Tilikum Crossing lights up the sky!
During the awards celebration, the nearby aesthetic lighting test for the Tilikum Crossing, Bridge of the People began. DBE firm O’Neill Electric Inc. installed the lighting and electrical components as part of the Portland-Milwaukie Light Rail Transit Project’s Public Art Program.

The light rail project is on time and on budget and set for its Sept. 2015 opening.

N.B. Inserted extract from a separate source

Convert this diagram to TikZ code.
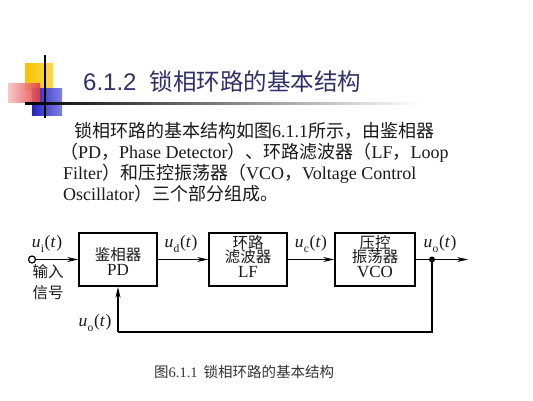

About the Portland-Milwaukie Light Rail Transit Project
The 7.3-mile project is the region’s sixth MAX construction project and will improve transit in this corridor that extends from the terminus of the MAX Green and Yellow lines at Portland State University in Downtown Portland to South Waterfront, SE Portland, Milwaukie and North Clackamas County. About the project:

  • 7.3 miles
  • 10 stations
  • The first of its kind multi-modal bridge in the U.S. will carry light rail and streetcar trains, buses, bicyclists and pedestrians, but no private vehicles.
  • Opens Saturday, Sept. 12, 2015
  • Expands the MAX system to 60 miles and 97 stations  

Project partners
The Federal Transit Administration, State of Oregon, Clackamas County, Metro, City of Milwaukie, Multnomah County, City of Oregon City, Oregon Department of Transportation, City of Portland, Portland Development Commission and TriMet.